>> Start Data provided

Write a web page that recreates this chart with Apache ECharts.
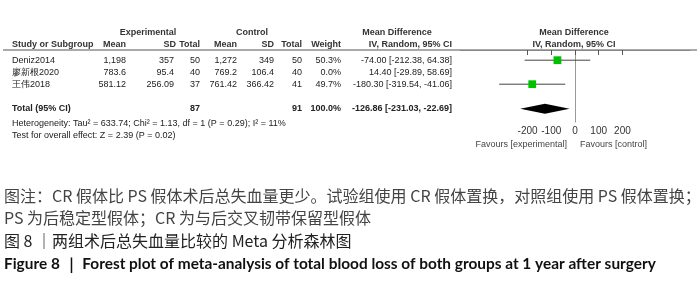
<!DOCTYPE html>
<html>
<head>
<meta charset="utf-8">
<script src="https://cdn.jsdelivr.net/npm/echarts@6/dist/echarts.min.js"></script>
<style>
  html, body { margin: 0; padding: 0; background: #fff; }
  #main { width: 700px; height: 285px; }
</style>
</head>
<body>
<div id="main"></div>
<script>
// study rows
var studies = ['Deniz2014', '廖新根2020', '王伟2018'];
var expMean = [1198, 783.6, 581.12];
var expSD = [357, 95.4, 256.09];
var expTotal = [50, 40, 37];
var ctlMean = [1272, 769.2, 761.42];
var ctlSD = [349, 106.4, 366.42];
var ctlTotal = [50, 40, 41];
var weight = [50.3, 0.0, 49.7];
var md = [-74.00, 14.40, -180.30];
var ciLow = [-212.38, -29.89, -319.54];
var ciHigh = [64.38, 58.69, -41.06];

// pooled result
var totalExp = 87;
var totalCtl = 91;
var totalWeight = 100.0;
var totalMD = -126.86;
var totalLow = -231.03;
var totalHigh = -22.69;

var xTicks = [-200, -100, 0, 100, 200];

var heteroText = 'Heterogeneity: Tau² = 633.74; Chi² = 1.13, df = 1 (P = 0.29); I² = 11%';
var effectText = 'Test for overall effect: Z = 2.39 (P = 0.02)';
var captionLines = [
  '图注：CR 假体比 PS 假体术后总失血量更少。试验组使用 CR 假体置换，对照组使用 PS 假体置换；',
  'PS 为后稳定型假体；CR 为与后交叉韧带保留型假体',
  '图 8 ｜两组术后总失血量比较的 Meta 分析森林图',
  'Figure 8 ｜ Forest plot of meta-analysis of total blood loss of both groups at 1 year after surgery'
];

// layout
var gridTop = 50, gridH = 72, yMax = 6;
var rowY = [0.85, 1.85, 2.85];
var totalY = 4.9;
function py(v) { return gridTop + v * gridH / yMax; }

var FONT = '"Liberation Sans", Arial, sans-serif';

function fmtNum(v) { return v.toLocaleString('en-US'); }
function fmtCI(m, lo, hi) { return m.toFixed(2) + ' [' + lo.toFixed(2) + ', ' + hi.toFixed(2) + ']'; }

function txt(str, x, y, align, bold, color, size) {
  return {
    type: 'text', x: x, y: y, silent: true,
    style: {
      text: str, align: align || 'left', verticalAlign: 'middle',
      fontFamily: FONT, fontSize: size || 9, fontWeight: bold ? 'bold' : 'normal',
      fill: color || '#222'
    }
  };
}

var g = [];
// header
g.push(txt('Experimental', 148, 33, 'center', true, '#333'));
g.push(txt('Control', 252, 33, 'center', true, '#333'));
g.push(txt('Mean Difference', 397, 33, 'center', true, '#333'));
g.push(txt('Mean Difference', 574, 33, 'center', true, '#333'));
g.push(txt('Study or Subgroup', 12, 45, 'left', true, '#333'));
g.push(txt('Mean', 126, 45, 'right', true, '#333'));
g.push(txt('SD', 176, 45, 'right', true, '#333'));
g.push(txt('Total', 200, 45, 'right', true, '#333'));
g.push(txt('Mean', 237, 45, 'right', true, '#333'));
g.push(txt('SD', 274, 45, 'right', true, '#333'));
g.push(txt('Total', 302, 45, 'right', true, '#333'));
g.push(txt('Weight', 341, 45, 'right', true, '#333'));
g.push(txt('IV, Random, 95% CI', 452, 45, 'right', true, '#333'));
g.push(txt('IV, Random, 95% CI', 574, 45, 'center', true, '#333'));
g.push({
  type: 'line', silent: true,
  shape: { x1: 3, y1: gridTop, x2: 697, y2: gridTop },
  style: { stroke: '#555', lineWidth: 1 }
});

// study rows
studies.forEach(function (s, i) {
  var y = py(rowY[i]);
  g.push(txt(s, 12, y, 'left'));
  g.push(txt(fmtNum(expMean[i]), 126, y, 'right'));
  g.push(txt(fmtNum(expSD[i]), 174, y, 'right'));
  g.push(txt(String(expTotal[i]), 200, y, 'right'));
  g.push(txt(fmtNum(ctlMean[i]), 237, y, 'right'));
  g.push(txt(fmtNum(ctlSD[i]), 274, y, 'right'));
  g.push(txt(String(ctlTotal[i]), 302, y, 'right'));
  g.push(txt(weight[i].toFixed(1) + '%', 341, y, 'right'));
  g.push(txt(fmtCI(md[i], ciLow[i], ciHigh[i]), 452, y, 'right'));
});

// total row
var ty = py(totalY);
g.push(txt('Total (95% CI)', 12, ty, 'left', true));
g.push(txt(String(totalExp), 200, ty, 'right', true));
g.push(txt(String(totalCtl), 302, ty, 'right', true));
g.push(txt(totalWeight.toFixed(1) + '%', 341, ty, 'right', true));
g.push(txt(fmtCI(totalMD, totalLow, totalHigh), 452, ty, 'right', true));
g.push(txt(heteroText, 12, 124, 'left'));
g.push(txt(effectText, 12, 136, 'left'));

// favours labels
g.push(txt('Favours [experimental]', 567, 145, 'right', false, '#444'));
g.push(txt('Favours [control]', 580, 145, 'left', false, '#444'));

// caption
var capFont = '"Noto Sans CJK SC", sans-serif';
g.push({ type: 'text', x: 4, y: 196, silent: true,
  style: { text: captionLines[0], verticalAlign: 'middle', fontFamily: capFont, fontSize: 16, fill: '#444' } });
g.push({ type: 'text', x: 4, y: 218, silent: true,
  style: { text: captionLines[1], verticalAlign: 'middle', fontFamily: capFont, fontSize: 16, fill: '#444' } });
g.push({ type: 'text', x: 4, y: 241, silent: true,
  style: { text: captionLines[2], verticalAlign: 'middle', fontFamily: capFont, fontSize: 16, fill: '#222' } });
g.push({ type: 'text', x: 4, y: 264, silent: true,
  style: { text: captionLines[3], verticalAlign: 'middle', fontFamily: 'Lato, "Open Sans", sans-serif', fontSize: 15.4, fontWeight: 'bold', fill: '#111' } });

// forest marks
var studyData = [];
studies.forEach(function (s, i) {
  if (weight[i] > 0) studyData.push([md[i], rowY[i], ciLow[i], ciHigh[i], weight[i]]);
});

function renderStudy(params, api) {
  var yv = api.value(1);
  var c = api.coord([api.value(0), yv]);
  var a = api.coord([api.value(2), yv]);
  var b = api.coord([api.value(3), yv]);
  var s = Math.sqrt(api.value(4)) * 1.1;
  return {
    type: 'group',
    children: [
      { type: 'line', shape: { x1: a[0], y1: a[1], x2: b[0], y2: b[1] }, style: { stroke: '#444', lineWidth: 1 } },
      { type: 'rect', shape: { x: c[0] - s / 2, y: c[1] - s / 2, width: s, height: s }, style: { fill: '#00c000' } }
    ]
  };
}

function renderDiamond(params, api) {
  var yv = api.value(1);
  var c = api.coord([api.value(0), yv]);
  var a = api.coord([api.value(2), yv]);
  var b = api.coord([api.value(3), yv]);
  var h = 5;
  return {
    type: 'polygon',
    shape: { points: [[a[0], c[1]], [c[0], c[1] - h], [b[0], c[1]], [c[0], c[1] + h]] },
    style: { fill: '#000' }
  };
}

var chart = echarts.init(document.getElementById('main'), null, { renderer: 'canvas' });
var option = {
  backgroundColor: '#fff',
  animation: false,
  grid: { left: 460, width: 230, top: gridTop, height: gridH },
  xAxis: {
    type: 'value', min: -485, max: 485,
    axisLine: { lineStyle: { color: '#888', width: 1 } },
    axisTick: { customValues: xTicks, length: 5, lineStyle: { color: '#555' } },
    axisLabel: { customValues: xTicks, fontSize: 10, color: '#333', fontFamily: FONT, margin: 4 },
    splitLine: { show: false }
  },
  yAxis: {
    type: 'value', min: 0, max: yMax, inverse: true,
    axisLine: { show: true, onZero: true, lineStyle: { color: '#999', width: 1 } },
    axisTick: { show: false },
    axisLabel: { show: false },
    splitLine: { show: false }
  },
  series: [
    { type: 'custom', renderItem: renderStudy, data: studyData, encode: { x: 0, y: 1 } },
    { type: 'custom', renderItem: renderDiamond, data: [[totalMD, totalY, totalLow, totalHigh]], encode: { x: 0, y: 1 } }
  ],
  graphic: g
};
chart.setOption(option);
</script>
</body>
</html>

>> End Data provided

Direction: Everything from the first line of the listing above through the line that contains "var totalHigh = -22.69;" is to be restated word for word, minus the pictures.

Solution for this exercise:
Write a web page that recreates this chart with Apache ECharts.
<!DOCTYPE html>
<html>
<head>
<meta charset="utf-8">
<script src="https://cdn.jsdelivr.net/npm/echarts@6/dist/echarts.min.js"></script>
<style>
  html, body { margin: 0; padding: 0; background: #fff; }
  #main { width: 700px; height: 285px; }
</style>
</head>
<body>
<div id="main"></div>
<script>
// study rows
var studies = ['Deniz2014', '廖新根2020', '王伟2018'];
var expMean = [1198, 783.6, 581.12];
var expSD = [357, 95.4, 256.09];
var expTotal = [50, 40, 37];
var ctlMean = [1272, 769.2, 761.42];
var ctlSD = [349, 106.4, 366.42];
var ctlTotal = [50, 40, 41];
var weight = [50.3, 0.0, 49.7];
var md = [-74.00, 14.40, -180.30];
var ciLow = [-212.38, -29.89, -319.54];
var ciHigh = [64.38, 58.69, -41.06];

// pooled result
var totalExp = 87;
var totalCtl = 91;
var totalWeight = 100.0;
var totalMD = -126.86;
var totalLow = -231.03;
var totalHigh = -22.69;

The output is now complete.